“La più grande prigione mondiale per i giornalisti professionisti, la Turchia (157esima), è riuscita a scendere di altre due posizioni nell’anno passato, che ha osservato una serie di processi di massa.”
Reporter Senza Frontiere (RSF) ha pubblicato il World Press Freedom Index del 2018, che mette in evidenza la crescente ostilità contro i giornalisti e i media – apertamente incoraggiata dai leader politici – nonché gli sforzi compiuti dai regimi autoritari per esportare la propria visione del giornalismo, che pone rappresenta una minaccia per le democrazie.
RSF ha sottolineato che: “Il clima d’odio è sempre più visibile nell’Index, che valuta il livello di libertà di stampa in 180 paesi ogni anno. L’ostilità verso i media da parte dei leader politici non è più limitata a paesi autoritari come la Turchia (giù al 157° posto) e l’Egitto (161°), dove la ‘media-fobia’ è ora talmente marcata che i giornalisti sono regolarmente accusati di terrorismo e tutti quelli che non offrono la propria lealtà sono arbitrariamente imprigionati.”
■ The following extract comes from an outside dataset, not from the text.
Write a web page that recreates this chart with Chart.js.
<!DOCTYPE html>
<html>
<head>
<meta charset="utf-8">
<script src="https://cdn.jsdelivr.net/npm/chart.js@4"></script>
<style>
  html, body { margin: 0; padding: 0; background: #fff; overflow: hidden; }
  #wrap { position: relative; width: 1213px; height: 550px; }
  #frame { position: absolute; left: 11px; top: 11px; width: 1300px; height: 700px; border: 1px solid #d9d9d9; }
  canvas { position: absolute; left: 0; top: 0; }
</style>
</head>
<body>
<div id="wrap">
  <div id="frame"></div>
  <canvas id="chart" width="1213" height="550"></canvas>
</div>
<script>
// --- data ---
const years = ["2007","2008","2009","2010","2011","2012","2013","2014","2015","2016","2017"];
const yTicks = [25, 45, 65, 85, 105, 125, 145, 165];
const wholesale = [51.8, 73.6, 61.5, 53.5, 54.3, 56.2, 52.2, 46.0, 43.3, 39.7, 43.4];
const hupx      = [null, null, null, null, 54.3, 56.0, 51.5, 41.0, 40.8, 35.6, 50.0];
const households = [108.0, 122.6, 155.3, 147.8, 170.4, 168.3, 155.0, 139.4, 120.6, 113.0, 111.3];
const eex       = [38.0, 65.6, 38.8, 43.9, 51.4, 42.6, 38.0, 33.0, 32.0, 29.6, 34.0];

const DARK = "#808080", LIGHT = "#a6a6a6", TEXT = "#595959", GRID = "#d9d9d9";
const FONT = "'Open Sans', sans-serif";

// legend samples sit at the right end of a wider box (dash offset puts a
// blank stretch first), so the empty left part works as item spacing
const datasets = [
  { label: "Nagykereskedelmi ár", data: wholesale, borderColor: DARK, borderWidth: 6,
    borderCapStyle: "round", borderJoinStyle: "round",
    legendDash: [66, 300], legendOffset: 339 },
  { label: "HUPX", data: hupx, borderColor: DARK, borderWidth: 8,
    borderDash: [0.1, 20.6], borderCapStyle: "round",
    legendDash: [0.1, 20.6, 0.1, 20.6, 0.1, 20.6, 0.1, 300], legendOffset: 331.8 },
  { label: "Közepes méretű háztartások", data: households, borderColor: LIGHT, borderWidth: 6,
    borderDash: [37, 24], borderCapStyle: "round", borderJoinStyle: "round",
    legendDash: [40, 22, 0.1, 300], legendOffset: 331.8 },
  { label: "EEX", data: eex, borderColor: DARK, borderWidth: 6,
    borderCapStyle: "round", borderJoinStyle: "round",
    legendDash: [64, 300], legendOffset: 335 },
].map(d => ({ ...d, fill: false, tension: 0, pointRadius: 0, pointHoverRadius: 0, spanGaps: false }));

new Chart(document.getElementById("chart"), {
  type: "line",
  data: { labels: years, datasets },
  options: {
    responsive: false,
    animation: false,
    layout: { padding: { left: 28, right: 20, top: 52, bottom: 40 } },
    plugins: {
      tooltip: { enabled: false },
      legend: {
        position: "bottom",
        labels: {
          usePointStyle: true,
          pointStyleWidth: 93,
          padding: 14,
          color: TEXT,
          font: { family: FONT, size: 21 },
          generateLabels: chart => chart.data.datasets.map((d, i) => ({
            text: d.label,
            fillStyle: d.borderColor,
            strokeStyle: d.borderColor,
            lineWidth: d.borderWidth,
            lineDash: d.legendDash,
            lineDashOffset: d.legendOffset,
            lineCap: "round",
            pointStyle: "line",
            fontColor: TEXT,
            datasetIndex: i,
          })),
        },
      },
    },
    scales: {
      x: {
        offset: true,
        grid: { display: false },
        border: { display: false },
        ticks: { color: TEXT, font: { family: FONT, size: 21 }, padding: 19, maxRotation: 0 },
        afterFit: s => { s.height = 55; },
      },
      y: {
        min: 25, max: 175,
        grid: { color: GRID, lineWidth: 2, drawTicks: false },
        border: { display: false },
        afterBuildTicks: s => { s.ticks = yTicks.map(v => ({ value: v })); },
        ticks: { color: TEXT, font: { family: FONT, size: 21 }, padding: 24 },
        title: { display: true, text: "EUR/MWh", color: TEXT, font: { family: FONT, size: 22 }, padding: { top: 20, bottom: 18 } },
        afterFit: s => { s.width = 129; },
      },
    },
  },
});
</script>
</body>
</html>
Secondo l’Index, i paesi ex sovietici e la Turchia continuano ad essere all’avanguardia del declino mondiale della libertà di stampa. Quasi i due terzi dei paesi della regione sono classificati vicino o sotto la 150esima posizione nell’Index. L’indicatore generale della regione è sceso quasi al livello di quello del Medio Oriente/Nord Africa, regione che si trova ultima nella classifica per regioni.
“La libertà di stampa in Russia e Turchia è scesa a livelli senza precedenti in più di trent’anni, un declino che è molto più preoccupante per via dell’influenza che questi due paesi esercitano sulla regione circostante.”
L’Index di RSF ha dato spazio ai seguenti fatti e valutazioni.
“La più grande prigione mondiale per i giornalisti professionisti, la Turchia (157esima), è riuscita a scendere di altre due posizioni nell’anno passato, che ha osservato una serie di processi di massa. Dopo più di un anno di detenzione provvisoria, decine di giornalisti hanno iniziato ad essere processati per presunte complicità nel tentativo di colpo di stato del luglio 2016. Le prime sentenze comminate includevano l’ergastolo. Lo stato di emergenza in vigore per quasi due anni in Turchia ha permesso alle autorità di sradicare ciò che rimaneva del pluralismo, aprendo la strada ad una riforma costituzionale che rafforza la stretta di Erdogan sul paese. Lo stato di diritto è ormai solo un vago ricordo. Ciò è stato confermato dall’incapacità di indire un tribunale costituzionale che avrebbe dovuto deliberare, nel gennaio 2018, sull’ordine di rilascio immediato di due giornalisti imprigionati.”